Wednesday, June 23, 2010

SQL Server T-SQL error: XML parsing: line X, character Y, illegal xml character

A quickie:
If you happen to stumble on this error, probably you have some XML stored in a varchar/nvarchar column and you try to do a convert and filter on it with XQuery. At least this happened to me.

XML parsing: line X, character Y, illegal xml character

This tells us that at the specified char, there is an illegal XML character according to XML RFC. (dig it up on Google).

There are many tricks out there, but none of them are able to identify correctly the problematic chars in the according rows, unless you use some regular expression to filter it.

Oh, SQL Server has scarce support for regexes (at least to my knowledge), so I had to create a .Net CLR C# user defined function. (create a new clr project, rename the assembly with the name of the project, add a user defined function and paste the code, then press deploy on the dbname of your choice.).

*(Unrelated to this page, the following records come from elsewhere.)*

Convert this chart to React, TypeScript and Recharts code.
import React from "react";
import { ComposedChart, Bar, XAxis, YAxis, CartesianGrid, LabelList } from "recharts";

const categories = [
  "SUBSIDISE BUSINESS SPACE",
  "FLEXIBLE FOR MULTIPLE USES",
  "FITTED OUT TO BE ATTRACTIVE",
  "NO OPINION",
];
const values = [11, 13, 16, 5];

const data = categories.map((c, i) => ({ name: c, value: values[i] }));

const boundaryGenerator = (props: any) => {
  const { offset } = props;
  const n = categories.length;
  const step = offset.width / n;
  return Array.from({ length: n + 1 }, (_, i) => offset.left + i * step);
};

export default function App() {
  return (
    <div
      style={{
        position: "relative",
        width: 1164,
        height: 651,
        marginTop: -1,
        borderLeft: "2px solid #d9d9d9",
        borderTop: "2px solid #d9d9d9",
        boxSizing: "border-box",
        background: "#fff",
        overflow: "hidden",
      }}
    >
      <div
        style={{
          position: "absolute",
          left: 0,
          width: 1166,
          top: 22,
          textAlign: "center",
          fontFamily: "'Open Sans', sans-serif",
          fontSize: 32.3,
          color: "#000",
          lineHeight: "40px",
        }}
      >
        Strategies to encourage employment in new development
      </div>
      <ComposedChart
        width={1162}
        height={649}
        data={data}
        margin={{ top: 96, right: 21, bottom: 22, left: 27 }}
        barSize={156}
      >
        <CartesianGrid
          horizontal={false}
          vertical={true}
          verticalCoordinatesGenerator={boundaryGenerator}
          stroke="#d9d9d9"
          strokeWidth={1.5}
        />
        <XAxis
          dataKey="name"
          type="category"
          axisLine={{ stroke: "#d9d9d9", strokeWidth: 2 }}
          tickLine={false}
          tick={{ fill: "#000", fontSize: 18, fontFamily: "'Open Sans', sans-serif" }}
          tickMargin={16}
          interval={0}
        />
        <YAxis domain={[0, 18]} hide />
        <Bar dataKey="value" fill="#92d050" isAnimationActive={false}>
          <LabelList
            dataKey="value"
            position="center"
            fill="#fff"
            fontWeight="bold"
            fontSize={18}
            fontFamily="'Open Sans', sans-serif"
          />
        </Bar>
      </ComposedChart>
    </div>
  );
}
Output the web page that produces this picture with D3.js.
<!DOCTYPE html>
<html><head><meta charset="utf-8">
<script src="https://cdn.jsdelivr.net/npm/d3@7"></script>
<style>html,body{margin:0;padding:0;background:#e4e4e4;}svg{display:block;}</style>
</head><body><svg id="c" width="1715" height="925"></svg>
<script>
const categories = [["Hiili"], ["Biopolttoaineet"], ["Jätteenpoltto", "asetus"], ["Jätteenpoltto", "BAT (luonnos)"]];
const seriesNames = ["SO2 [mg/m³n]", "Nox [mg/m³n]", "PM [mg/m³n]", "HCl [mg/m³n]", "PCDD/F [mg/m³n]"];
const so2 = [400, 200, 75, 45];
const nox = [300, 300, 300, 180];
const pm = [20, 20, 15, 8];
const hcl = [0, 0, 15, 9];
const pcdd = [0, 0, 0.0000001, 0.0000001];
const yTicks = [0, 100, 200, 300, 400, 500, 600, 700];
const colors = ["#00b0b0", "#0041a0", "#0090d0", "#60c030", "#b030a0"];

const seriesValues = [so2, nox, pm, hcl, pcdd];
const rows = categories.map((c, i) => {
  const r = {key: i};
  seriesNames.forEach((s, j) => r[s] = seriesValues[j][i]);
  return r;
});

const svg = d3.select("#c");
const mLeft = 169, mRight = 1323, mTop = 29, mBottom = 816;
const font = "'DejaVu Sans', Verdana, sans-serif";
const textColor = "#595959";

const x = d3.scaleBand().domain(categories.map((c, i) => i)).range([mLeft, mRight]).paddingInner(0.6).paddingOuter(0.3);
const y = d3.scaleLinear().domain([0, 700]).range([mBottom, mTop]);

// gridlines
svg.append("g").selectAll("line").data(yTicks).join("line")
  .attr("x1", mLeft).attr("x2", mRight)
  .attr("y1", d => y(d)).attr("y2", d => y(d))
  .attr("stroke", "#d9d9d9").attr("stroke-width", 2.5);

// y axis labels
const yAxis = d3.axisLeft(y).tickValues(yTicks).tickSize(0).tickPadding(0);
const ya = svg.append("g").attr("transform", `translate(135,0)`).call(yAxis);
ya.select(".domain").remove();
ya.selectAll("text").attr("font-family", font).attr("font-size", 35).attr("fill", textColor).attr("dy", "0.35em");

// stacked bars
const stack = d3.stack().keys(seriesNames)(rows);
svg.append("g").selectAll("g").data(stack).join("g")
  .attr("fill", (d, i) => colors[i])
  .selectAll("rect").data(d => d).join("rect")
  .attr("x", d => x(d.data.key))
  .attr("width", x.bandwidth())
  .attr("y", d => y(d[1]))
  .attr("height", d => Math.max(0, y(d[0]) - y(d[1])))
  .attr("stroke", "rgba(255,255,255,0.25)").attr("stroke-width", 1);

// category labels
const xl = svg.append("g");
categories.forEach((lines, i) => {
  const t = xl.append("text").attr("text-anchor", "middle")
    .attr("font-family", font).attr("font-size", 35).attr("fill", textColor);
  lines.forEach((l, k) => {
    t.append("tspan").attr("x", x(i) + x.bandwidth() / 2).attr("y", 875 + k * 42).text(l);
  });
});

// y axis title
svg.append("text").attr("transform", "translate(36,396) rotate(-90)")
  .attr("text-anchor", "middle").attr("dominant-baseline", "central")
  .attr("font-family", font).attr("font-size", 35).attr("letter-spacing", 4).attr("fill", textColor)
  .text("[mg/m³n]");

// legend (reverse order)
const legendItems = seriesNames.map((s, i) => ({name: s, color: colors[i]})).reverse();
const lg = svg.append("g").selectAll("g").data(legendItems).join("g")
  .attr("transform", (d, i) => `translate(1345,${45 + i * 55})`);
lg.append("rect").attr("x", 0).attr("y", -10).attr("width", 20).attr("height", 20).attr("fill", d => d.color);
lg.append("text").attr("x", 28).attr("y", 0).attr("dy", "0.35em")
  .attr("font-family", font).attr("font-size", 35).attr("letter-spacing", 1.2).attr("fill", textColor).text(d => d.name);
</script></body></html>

[Microsoft.SqlServer.Server.SqlFunction]
public static SqlBoolean RegexIsMatch(SqlString regex, SqlString text)
{
if (regex.IsNull || regex.Value == null || text == null || text.Value == null)
return new SqlBoolean(false);
return new SqlBoolean(new Regex(regex.Value).IsMatch(text.Value));
}
[Microsoft.SqlServer.Server.SqlFunction]
public static SqlString RegexReplace(SqlString regex, SqlString originaltext, SqlString texttoinsert)
{
if (regex.IsNull || regex.Value == null)
throw new Exception("First parameter, regex, must be not null.");
if (texttoinsert.IsNull || texttoinsert.Value == null)
throw new Exception("Third parameter, texttoinsert, must be not null.");
if (originaltext.IsNull || originaltext.Value == null)
return originaltext;
return new SqlString(new Regex(regex.Value).Replace(originaltext.Value, texttoinsert.Value));
}



Now the SELECT:
SELECT * FROM YourTable
WHERE YourDB.dbo.RegexIsMatch('.*[\x01-\x08\x0B-\x0C\x0E-\x1F\x7F-\x84\x86-\x9F].*', ProblematicXMLNvarcharColumn)=1

You can test the method with:
SELECT YourDB.dbo.RegexIsMatch('.*[\x01-\x08\x0B-\x0C\x0E-\x1F\x7F-\x84\x86-\x9F].*', 'cosmin'+CONVERT(varchar(100), 0x02)+'bla')

The REGEX identifies characters not in the allowed range according to XML RFC.

Of course on large XMLs it has a performance penalty (it took for me 25 minutes to parse 5 million records), but this is not supposed for day-to-day operation, rather than a cleanup before converting the column to an xml column.

PS: Remember to ALTER the definitions of the functions after deployment, and replace nvarchar(4000) parameters and return values with nvarchar(max). This will allow you to manipulate bigger XMLs.
PS2: I included also a regex replace method, just for fun.